I started reading several books last week, most of them novels, but the book that got me the most excited was–of all things–a cookbook. I decided to order this book from the library after watching a couple episodes of “Jamie Oliver’s Food Revolution,” a show where the British chef comes to the American South and tries to reform the disgusting eating habits of the unhealthiest town in the world. Jamie Oliver reveals and rebukes the greasy, processed food that Americans eat, trying to turn over a new leaf in the school lunch program at a public elementary school.
After waiting more than two months for my hold request to be fulfilled (as the 24th person in line at the library), I finally picked up my copy of the cookbook, Jamie’s Food Revolution: Rediscover How to Cook Simple, Delicious, Affordable Meals. Cookbooks aren’t generally a “read-it-from-cover-to-cover” item, but I found that this was one cookbook I couldn’t put down. Jamie begins by telling the novice chef what tools every good kitchen should contain and what ingredients every pantry should be stocked with. (I made some notes on the latter for my next trip to Winco.) Then he launches into the recipes.
The first section listed off a handful of twenty minute meals for people who are short on time. With names like “Shrimp and Avacado with an Old-School Marie Rose Sauce,” I found that they did indeed look simple and delicious, though maybe not quite as affordable as our usual fare. The next section of the book was even more intriguing: “Quick Pasta.” The pasta dishes I usually make are a last-ditch resort born of empty cupboards and small imagination. Jamie offers exciting dishes like “Broccoli and Pesto Tagliatelle,” containing only a handful of ingredients but looking mouthwateringly delicious in the full color pictures.
The book proceeded with “Tasty Stir-Fries” and “Easy Curries.” I resolved then and there that I was going to make a curry that week, something I had never before attempted. A few days later I produced a passable “Chicken Tikka Masala,” with a lovely sauce and decent chicken (that would probably have been more tender if my stovetop had a more even heat).
The next section contained recipes for salads. This exemplified what I love about Jamie Oliver’s book–versatility. In the salad section, he tries to teach you general rules so that you can whip up your own salad creation. The full-color chart on page 119 has six rows of “kinds” of ingredients: soft, crunchy, herby, veggies, cheese, and toppings. Each of the rows contains four items; for instance, the “herby” row has mint, basil, italian parsley, and arugula. All you need to do is pick one ingredient from each row to come up with an awesome salad! There are literally hundreds of combinations to choose from.

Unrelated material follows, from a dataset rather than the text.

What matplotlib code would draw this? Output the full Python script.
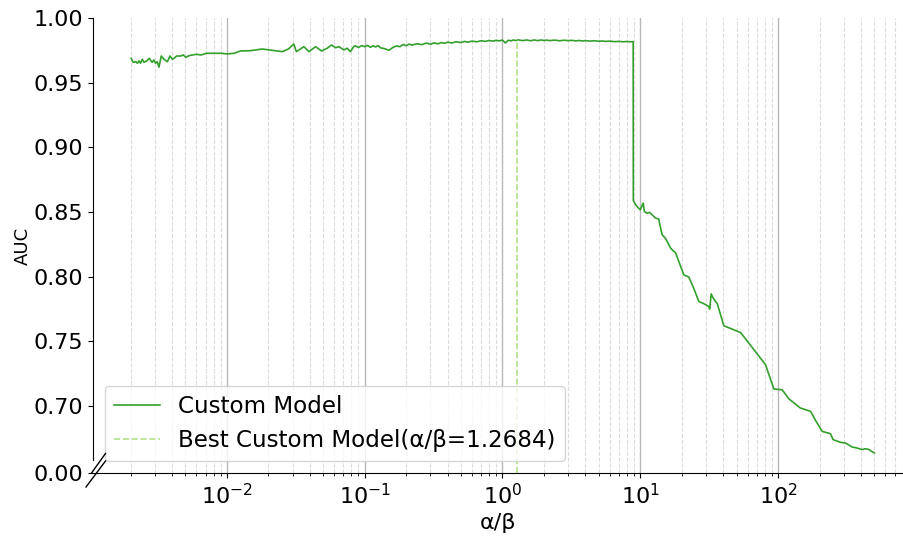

The second recipe that I cooked from this book was the “Beef and Ale Stew,” and I must say that it turned out divine! The portions for most of the main dishes are for 4-6 servings, so we have half of the stew in the freezer waiting for another day. Yesterday, I was sorely tempted to take it out and heat it up for lunch, but I resisted–knowing, that someday soon, I would want to put a delicious dinner on the table without doing any work.
I highly recommend this cookbook to beginner and expert chefs alike. I like it so much that I ordered my own copy from Amazon.com. It should get here later this week.